Section 198A(4) of the LRA has created a new type of dismissal known as “deemed dismissal”. This is a dismissal by the temporary service provider to avoid the employee being deemed to be the employee of the client of a temporary service provider and to be employed on an indefinite basis by the client.

Section 187 of the LRA lists the following reasons for dismissal that would make a dismissal automatically unfair –

  • For participating or supporting a protected strike;
  • For refusing to do work normally done by an employee who is on a protected strike; or is locked-out, unless that work is necessary to prevent an actual danger to life, personal safety or health;
  • A refusal by employees to accept a demand in respect of any matter of mutual interest between them and their employer;
  • For any reason seeking to prevent an employee from exercising their rights under the LRA e.g. freedom of association;
  • For any reason relating to an employee’s pregnancy or intended pregnancy;
  • For any reason amounting to grounds for unfair discrimination, unless the dismissal is based on the inherent requirements of the job or if the dismissal is based on age and the employee has reached the normal or agreed retirement age for persons employed in that capacity;
  • For any reason seeking to avoid the protection from dismissal given to employees in terms of section 197 (transfer of a business by one employer to another employer as a going concern) or 197A of the LRA (transfer of an insolvent business to a new employer to avoid the ending-up or sequestration of the business of the old employer); or
  • For any reason seeking to prevent an employee from exercising his/her rights under the Protected Disclosures Act 4 of 2000.

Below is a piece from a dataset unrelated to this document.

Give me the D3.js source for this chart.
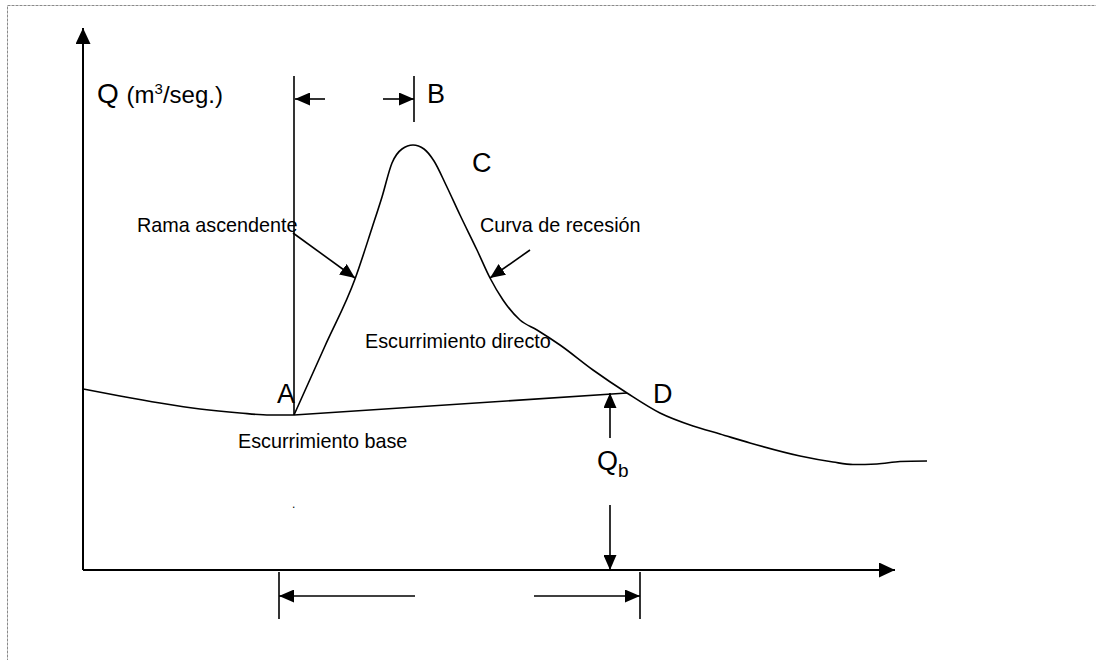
<!DOCTYPE html>
<html>
<head>
<meta charset="utf-8">
<script src="https://cdn.jsdelivr.net/npm/d3@7/dist/d3.min.js"></script>
<style>
  html, body { margin: 0; padding: 0; background: #fff; }
  svg { display: block; }
  text { font-family: "Liberation Sans", Arial, sans-serif; fill: #000; }
</style>
</head>
<body>
<svg id="chart" width="1096" height="660"></svg>
<script>
/* ── Data (time t, discharge Q — arbitrary units) ─────────── */

// falling base-flow curve left of the start of runoff (A)
const baseLeftT = [0, 3.7, 7.7, 11.7, 15.7, 18.7, 21.1];
const baseLeftQ = [18.1, 17.4, 16.7, 16.1, 15.7, 15.5, 15.5];

// hydrograph from A through peak C, D and the recession tail
const hydroT = [21.1, 24.2, 27.2, 28.9, 29.9, 30.9, 31.9, 33.0, 34.1, 35.1, 36.3, 37.7,
                39.4, 40.7, 42.0, 43.7, 45.4, 47.7, 51.0, 54.4, 57.7, 61.0, 63.7, 66.7,
                71.7, 75.0, 77.0, 79.4, 81.7, 84.4];
const hydroQ = [15.5, 22.4, 29.1, 34.2, 37.3, 40.7, 42.1, 42.5, 42.1, 40.9, 38.5, 35.5,
                32.0, 29.2, 27.0, 25.0, 24.0, 22.5, 20.0, 17.7, 15.7, 14.4, 13.6, 12.7,
                11.4, 10.8, 10.55, 10.6, 10.85, 10.9];

// base-flow separation line A -> D
const sepT = [21.1, 54.4];
const sepQ = [15.5, 17.7];

// key times and levels
const tA = 21.1, tPeak = 33.1, tBaseStart = 19.6, tBaseEnd = 55.7, tQb = 52.7;
const qA = 15.5, qD = 17.7, qTop = 49.4, qDimTop = 47.1, qTickB = 44.8;
const qDimBottom = -2.6, qTickHi = -0.2, qTickLo = -4.9;
const axisMaxT = 81.2, axisMaxQ = 54.2;

// annotation arrows [t1, q1, t2, q2] (arrow points at t2,q2)
const arrows = [
  [24.2, qDimTop, 21.2, qDimTop],       // time to peak, left
  [30.0, qDimTop, tPeak, qDimTop],      // time to peak, right
  [33.2, qDimBottom, tBaseStart, qDimBottom], // base time, left
  [45.1, qDimBottom, tBaseEnd, qDimBottom],   // base time, right
  [tQb, 13.2, tQb, qD],                 // Qb up
  [tQb, 6.5, tQb, 0],                   // Qb down
  [21.0, 33.7, 27.2, 29.2],             // rama ascendente
  [44.7, 32.0, 40.7, 29.2]              // curva de recesión
];

// plain lines [t1, q1, t2, q2]
const ticks = [
  [tA, qA, tA, qTop],
  [tPeak, qTop, tPeak, qTickB],
  [tBaseStart, qTickHi, tBaseStart, qTickLo],
  [tBaseEnd, qTickHi, tBaseEnd, qTickLo]
];

// labels [text, t, q]
const bigLabels = [
  ['B', 34.4, 46.7],
  ['C', 38.9, 39.8],
  ['A', 19.4, 16.7],
  ['D', 57.0, 16.7]
];
const smallLabels = [
  ['Rama ascendente', 5.4, 33.8],
  ['Curva de recesión', 39.7, 33.8],
  ['Escurrimiento directo', 28.2, 22.2],
  ['Escurrimiento base', 15.5, 12.2]
];

/* ── Setup ─────────────────────────────────────────────────── */
const svg = d3.select('#chart');
const x = d3.scaleLinear().domain([0, 80]).range([83, 883]);
const y = d3.scaleLinear().domain([0, 50]).range([570, 70]);

// dashed frame
svg.append('rect')
  .attr('x', 7.5).attr('y', 5.5)
  .attr('width', 1200).attr('height', 1000)
  .attr('fill', 'none')
  .attr('stroke', '#8a8a8a')
  .attr('stroke-width', 1)
  .attr('stroke-dasharray', '3,1');

const defs = svg.append('defs');
function marker(id, len, half) {
  defs.append('marker')
    .attr('id', id)
    .attr('markerUnits', 'userSpaceOnUse')
    .attr('viewBox', `0 ${-half} ${len} ${half * 2}`)
    .attr('refX', len).attr('refY', 0)
    .attr('markerWidth', len).attr('markerHeight', half * 2)
    .attr('orient', 'auto')
    .append('path')
    .attr('d', `M0,${-half}L${len},0L0,${half}Z`)
    .attr('fill', '#000');
}
marker('head', 15, 6.5);
marker('axisHead', 16, 7.5);

/* ── Axes ──────────────────────────────────────────────────── */
svg.append('line')
  .attr('x1', x(0)).attr('y1', y(0))
  .attr('x2', x(0)).attr('y2', y(axisMaxQ))
  .attr('stroke', '#000').attr('stroke-width', 2)
  .attr('marker-end', 'url(#axisHead)');
svg.append('line')
  .attr('x1', x(0)).attr('y1', y(0))
  .attr('x2', x(axisMaxT)).attr('y2', y(0))
  .attr('stroke', '#000').attr('stroke-width', 2)
  .attr('marker-end', 'url(#axisHead)');

/* ── Curves ────────────────────────────────────────────────── */
const curve = d3.line()
  .x(d => x(d[0])).y(d => y(d[1]))
  .curve(d3.curveMonotoneX);

svg.append('path')
  .datum(d3.zip(baseLeftT, baseLeftQ))
  .attr('d', curve)
  .attr('fill', 'none').attr('stroke', '#000').attr('stroke-width', 1.6);

svg.append('path')
  .datum(d3.zip(hydroT, hydroQ))
  .attr('d', curve)
  .attr('fill', 'none').attr('stroke', '#000').attr('stroke-width', 1.6);

svg.append('path')
  .datum(d3.zip(sepT, sepQ))
  .attr('d', d3.line().x(d => x(d[0])).y(d => y(d[1])))
  .attr('fill', 'none').attr('stroke', '#000').attr('stroke-width', 1.6);

/* ── Ticks and arrows ──────────────────────────────────────── */
svg.append('g').selectAll('line')
  .data(ticks).join('line')
  .attr('x1', d => x(d[0])).attr('y1', d => y(d[1]))
  .attr('x2', d => x(d[2])).attr('y2', d => y(d[3]))
  .attr('stroke', '#000').attr('stroke-width', 1.6);

svg.append('g').selectAll('line')
  .data(arrows).join('line')
  .attr('x1', d => x(d[0])).attr('y1', d => y(d[1]))
  .attr('x2', d => x(d[2])).attr('y2', d => y(d[3]))
  .attr('stroke', '#000').attr('stroke-width', 1.6)
  .attr('marker-end', 'url(#head)');

/* ── Labels ────────────────────────────────────────────────── */
const qLabel = svg.append('text')
  .attr('x', x(1.4)).attr('y', y(46.7));
qLabel.append('tspan').attr('font-size', 28).text('Q ');
qLabel.append('tspan').attr('font-size', 24).text('(m');
qLabel.append('tspan').attr('font-size', 15).attr('dy', -9).text('3');
qLabel.append('tspan').attr('font-size', 24).attr('dy', 9).text('/seg.)');

svg.append('g').selectAll('text')
  .data(bigLabels).join('text')
  .attr('x', d => x(d[1])).attr('y', d => y(d[2]))
  .attr('font-size', 27)
  .text(d => d[0]);

svg.append('g').selectAll('text')
  .data(smallLabels).join('text')
  .attr('x', d => x(d[1])).attr('y', d => y(d[2]))
  .attr('font-size', 19.8)
  .text(d => d[0]);

const qb = svg.append('text')
  .attr('x', x(51.4)).attr('y', y(10.0));
qb.append('tspan').attr('font-size', 27).text('Q');
qb.append('tspan').attr('font-size', 19).attr('dy', 7).text('b');

// stray dot below "Escurrimiento base"
svg.append('text')
  .attr('x', x(20.9)).attr('y', y(6.2))
  .attr('font-size', 12)
  .text('.');
</script>
</body>
</html>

Retrenchment relates to the dismissal of employees on the grounds of an employer’s operational requirements. The Labour Relations Act defines “operational requirements” as meaning –

“Requirements based on the economic, technological, structural or similar needs of the employer.”

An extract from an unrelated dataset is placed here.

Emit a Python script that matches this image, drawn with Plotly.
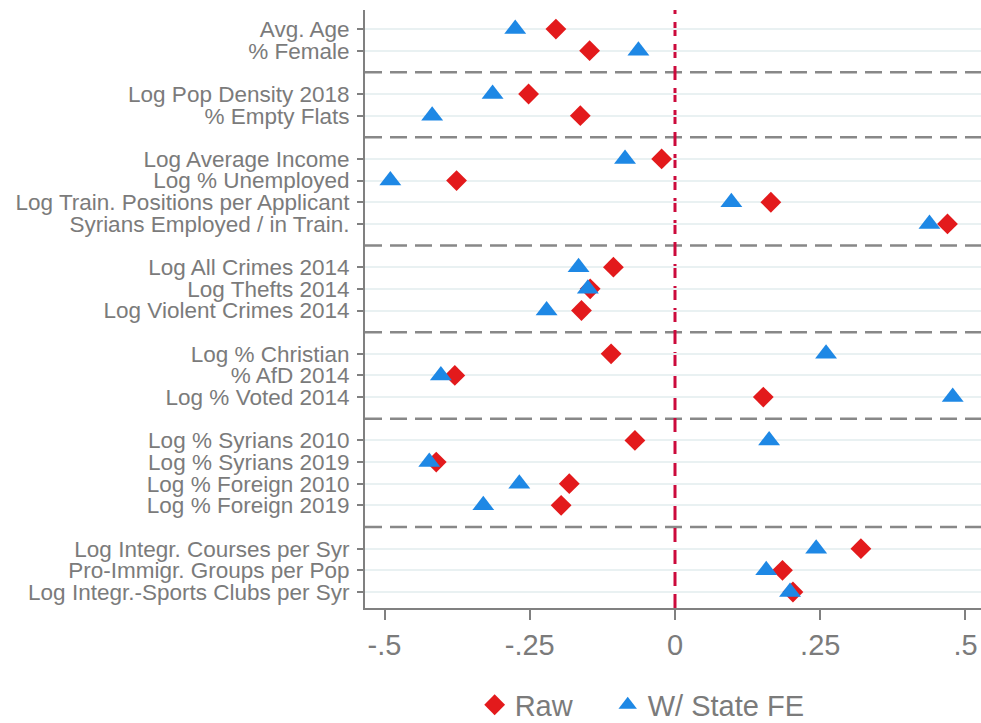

The LRA distinguishes between small scale and large-scale retrenchments. Large-scale retrenchments apply to employers employing more than 50 employees and subject to other criteria which are discussed below.

 

Small-scale retrenchments

When an employer contemplates dismissing one or more employees for reasons based on the employer’s operational requirements, the employer must consult (in this order of priority) –

  • any person whom the employer is required to consult in terms of a collective agreement;
  • If there is no collective agreement that requires consultation, with a workplace forum, if there is one, and any registered trade union with members who are likely to be affected;
  • if there is no workplace forum, with a registered trade union whose members are likely to be affected; or
  • if there is no trade union involved, with the employee/s likely to be affected by the proposed dismissals or their representatives nominated for that purpose.

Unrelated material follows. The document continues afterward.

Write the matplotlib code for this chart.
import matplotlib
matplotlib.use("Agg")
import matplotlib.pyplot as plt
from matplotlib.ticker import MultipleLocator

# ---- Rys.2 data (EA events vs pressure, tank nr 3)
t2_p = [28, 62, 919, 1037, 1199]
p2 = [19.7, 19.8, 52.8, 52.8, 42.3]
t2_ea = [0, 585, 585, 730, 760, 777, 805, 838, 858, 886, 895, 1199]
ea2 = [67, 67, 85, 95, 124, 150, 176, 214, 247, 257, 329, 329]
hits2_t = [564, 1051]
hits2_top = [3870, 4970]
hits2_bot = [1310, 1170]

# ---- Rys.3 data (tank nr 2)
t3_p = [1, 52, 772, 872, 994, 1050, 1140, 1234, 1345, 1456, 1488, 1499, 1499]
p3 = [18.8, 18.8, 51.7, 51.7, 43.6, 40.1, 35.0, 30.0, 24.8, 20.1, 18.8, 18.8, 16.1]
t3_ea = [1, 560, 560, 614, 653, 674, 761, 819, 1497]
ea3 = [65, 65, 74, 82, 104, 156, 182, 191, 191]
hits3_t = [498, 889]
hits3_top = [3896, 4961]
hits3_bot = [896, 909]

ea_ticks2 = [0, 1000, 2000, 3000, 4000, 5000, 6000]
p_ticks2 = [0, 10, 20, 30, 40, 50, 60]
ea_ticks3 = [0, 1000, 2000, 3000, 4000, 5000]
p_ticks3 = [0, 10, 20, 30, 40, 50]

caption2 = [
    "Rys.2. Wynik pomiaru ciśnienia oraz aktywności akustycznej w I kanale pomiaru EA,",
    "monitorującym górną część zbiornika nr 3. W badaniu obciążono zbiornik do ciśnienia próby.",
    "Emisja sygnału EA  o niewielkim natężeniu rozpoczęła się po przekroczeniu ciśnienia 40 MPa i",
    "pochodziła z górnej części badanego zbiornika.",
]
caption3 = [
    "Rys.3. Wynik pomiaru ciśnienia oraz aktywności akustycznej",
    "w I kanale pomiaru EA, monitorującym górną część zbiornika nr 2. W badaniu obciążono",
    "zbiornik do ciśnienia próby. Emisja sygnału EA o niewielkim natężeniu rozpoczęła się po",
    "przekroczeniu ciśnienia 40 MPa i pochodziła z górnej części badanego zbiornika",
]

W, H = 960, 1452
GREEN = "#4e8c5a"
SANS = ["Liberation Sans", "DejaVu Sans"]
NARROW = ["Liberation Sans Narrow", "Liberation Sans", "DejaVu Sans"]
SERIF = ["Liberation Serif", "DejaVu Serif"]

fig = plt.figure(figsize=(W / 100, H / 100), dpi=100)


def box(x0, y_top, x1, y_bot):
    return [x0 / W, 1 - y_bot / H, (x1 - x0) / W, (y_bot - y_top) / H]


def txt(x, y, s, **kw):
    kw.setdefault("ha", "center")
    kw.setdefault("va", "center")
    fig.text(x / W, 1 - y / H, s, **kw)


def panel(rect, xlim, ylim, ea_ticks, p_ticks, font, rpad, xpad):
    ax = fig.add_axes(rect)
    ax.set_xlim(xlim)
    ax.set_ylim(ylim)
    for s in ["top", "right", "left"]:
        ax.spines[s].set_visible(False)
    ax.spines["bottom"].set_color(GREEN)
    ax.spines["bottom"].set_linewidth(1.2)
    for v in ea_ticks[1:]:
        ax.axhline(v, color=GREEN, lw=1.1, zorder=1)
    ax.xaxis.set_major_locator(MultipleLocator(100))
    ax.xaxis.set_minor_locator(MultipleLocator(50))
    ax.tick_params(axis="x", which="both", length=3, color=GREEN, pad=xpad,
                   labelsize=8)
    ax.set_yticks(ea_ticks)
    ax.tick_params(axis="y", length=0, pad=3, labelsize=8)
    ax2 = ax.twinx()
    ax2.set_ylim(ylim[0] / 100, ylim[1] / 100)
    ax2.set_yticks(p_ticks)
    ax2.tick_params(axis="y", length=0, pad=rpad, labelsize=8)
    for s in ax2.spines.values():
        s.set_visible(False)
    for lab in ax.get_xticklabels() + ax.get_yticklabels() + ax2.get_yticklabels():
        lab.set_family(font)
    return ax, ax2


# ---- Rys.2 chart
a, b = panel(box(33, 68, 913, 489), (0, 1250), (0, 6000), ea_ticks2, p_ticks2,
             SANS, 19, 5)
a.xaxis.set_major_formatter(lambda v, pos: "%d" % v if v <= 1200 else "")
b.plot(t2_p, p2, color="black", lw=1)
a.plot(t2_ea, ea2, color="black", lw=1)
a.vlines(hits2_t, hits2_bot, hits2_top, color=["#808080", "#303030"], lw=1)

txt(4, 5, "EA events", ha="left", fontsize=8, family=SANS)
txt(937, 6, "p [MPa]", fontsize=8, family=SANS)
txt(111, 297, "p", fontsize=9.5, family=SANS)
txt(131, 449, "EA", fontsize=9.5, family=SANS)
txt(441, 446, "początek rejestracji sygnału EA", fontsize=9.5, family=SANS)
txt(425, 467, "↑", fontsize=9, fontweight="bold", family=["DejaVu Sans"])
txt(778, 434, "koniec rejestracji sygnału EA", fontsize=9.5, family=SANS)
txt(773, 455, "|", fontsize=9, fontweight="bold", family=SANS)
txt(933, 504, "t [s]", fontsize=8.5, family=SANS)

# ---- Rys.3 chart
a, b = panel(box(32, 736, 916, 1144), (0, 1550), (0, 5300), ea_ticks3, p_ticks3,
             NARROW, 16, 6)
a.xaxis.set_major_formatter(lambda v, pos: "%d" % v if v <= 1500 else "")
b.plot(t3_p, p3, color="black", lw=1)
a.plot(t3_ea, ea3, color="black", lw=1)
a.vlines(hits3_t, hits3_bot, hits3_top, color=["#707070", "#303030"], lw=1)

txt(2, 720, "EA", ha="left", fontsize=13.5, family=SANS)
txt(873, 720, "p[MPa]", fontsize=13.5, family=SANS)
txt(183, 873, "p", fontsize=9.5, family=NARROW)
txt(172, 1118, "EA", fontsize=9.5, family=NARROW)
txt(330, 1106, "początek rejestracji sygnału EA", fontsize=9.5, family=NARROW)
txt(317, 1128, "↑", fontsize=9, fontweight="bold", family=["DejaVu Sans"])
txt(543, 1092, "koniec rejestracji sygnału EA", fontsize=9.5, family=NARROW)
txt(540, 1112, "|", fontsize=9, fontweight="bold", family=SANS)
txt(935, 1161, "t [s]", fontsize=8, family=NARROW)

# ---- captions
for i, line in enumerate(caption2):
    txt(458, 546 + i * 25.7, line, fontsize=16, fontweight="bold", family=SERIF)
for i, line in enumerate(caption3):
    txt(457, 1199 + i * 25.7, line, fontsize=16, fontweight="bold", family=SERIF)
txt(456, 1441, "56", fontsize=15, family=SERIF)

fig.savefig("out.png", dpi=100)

The employer and the other consulting parties must engage in a meaningful joint consensus-seeking process in an attempt to each consensus on –

appropriate measures –

  • to avoid the dismissals (examples could include adjusting working hours, eliminating temporary labour, eliminating overtime, reducing wages, offering early retirement);
  • to minimise the number of dismissals;
  • to change the timing of the dismissals; and
  • to mitigate (or lessen) the adverse effects of the dismissals; and
  • the method for selecting the employees to be dismissed; and
  • the severance pay for dismissed employees (the BCEA states that severance pay should be at least one week for every completed year of service).

S189(3) written notice for consultation

The employer must issue a written notification inviting the other consulting party to consult with it and disclose in writing all relevant information, including, but not limited to —

  • reasons for proposed dismissals;
  • alternatives to dismissal considered and why each of those alternatives were rejected;
  • number of employees likely to be affected and the job categories in which they are employed;
  • proposed method of selecting which employees are likely to be dismissed;
  • the time when, or the period during which, the dismissals are likely to take effect;
  • the severance pay proposed;
  • any assistance that the employer proposes to offer to the employees likely to be dismissed (examples could include offering employees time off to attend interviews, early release should a new job be found, issuing letters of reference, psychological counselling);
  • the possibility of future re-employment of those employees likely to be dismissed;
  • the number of employees employed by the employer; and
  • the number of employees that the employer has dismissed for reasons based on its operational requirements in the preceding 12 months.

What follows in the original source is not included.